■ INFORMATION SHOWN ■
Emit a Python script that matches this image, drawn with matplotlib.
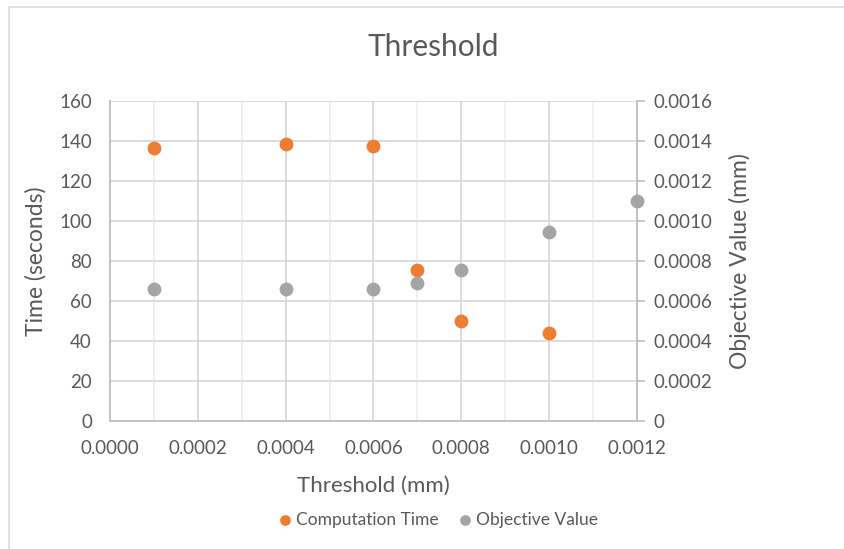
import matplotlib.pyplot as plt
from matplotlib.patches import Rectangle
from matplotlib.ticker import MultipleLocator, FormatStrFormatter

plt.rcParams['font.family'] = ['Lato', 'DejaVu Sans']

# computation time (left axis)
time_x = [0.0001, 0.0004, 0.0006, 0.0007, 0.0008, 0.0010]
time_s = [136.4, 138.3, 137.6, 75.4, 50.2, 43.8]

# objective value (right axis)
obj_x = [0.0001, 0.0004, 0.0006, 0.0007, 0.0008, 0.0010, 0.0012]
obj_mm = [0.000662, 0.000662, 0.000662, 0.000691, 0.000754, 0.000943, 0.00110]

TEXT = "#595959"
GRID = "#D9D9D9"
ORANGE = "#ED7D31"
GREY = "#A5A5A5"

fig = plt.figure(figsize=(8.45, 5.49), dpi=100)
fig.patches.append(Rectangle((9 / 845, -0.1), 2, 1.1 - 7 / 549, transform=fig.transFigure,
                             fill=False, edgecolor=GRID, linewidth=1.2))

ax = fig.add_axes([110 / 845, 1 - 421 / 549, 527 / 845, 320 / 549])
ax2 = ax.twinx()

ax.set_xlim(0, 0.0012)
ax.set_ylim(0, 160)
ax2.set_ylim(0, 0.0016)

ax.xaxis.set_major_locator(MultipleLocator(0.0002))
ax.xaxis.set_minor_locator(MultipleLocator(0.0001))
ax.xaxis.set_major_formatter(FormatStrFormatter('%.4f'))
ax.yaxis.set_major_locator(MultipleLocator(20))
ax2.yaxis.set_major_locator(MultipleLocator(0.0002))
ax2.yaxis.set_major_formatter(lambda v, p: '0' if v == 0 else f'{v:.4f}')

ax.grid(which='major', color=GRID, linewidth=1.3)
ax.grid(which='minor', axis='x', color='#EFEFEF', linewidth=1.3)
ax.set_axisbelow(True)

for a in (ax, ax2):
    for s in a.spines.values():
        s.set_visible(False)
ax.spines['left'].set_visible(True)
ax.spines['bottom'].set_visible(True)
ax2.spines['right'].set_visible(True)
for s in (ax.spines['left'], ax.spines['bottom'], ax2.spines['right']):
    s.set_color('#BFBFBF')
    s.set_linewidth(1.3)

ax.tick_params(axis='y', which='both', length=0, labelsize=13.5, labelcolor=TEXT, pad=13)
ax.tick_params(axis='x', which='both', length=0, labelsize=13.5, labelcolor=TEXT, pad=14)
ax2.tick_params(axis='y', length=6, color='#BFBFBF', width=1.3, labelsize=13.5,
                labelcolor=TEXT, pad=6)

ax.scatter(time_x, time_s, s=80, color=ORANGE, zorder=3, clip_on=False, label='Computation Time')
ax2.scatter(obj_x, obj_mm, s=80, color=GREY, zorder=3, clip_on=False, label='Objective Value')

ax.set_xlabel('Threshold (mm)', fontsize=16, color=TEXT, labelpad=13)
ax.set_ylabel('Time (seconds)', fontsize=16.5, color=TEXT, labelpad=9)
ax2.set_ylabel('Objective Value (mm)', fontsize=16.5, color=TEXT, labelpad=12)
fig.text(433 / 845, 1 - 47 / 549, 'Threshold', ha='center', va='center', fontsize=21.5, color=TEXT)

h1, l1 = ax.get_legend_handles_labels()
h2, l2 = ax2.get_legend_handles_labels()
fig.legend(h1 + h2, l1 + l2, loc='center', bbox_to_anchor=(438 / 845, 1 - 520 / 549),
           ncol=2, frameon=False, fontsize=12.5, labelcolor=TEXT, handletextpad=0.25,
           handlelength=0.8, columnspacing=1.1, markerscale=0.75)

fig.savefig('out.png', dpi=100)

■ WORK TO DO ■
Omit every picture, then repeat the remaining data exactly as it appears above.

■ EXERCISE RESULT ■
Emit a Python script that matches this image, drawn with matplotlib.
import matplotlib.pyplot as plt
from matplotlib.patches import Rectangle
from matplotlib.ticker import MultipleLocator, FormatStrFormatter

plt.rcParams['font.family'] = ['Lato', 'DejaVu Sans']

# computation time (left axis)
time_x = [0.0001, 0.0004, 0.0006, 0.0007, 0.0008, 0.0010]
time_s = [136.4, 138.3, 137.6, 75.4, 50.2, 43.8]

# objective value (right axis)
obj_x = [0.0001, 0.0004, 0.0006, 0.0007, 0.0008, 0.0010, 0.0012]
obj_mm = [0.000662, 0.000662, 0.000662, 0.000691, 0.000754, 0.000943, 0.00110]

TEXT = "#595959"
GRID = "#D9D9D9"
ORANGE = "#ED7D31"
GREY = "#A5A5A5"

fig = plt.figure(figsize=(8.45, 5.49), dpi=100)
fig.patches.append(Rectangle((9 / 845, -0.1), 2, 1.1 - 7 / 549, transform=fig.transFigure,
                             fill=False, edgecolor=GRID, linewidth=1.2))

ax = fig.add_axes([110 / 845, 1 - 421 / 549, 527 / 845, 320 / 549])
ax2 = ax.twinx()

ax.set_xlim(0, 0.0012)
ax.set_ylim(0, 160)
ax2.set_ylim(0, 0.0016)

ax.xaxis.set_major_locator(MultipleLocator(0.0002))
ax.xaxis.set_minor_locator(MultipleLocator(0.0001))
ax.xaxis.set_major_formatter(FormatStrFormatter('%.4f'))
ax.yaxis.set_major_locator(MultipleLocator(20))
ax2.yaxis.set_major_locator(MultipleLocator(0.0002))
ax2.yaxis.set_major_formatter(lambda v, p: '0' if v == 0 else f'{v:.4f}')

ax.grid(which='major', color=GRID, linewidth=1.3)
ax.grid(which='minor', axis='x', color='#EFEFEF', linewidth=1.3)
ax.set_axisbelow(True)

for a in (ax, ax2):
    for s in a.spines.values():
        s.set_visible(False)
ax.spines['left'].set_visible(True)
ax.spines['bottom'].set_visible(True)
ax2.spines['right'].set_visible(True)
for s in (ax.spines['left'], ax.spines['bottom'], ax2.spines['right']):
    s.set_color('#BFBFBF')
    s.set_linewidth(1.3)

ax.tick_params(axis='y', which='both', length=0, labelsize=13.5, labelcolor=TEXT, pad=13)
ax.tick_params(axis='x', which='both', length=0, labelsize=13.5, labelcolor=TEXT, pad=14)
ax2.tick_params(axis='y', length=6, color='#BFBFBF', width=1.3, labelsize=13.5,
                labelcolor=TEXT, pad=6)

ax.scatter(time_x, time_s, s=80, color=ORANGE, zorder=3, clip_on=False, label='Computation Time')
ax2.scatter(obj_x, obj_mm, s=80, color=GREY, zorder=3, clip_on=False, label='Objective Value')

ax.set_xlabel('Threshold (mm)', fontsize=16, color=TEXT, labelpad=13)
ax.set_ylabel('Time (seconds)', fontsize=16.5, color=TEXT, labelpad=9)
ax2.set_ylabel('Objective Value (mm)', fontsize=16.5, color=TEXT, labelpad=12)
fig.text(433 / 845, 1 - 47 / 549, 'Threshold', ha='center', va='center', fontsize=21.5, color=TEXT)

h1, l1 = ax.get_legend_handles_labels()
h2, l2 = ax2.get_legend_handles_labels()
fig.legend(h1 + h2, l1 + l2, loc='center', bbox_to_anchor=(438 / 845, 1 - 520 / 549),
           ncol=2, frameon=False, fontsize=12.5, labelcolor=TEXT, handletextpad=0.25,
           handlelength=0.8, columnspacing=1.1, markerscale=0.75)

fig.savefig('out.png', dpi=100)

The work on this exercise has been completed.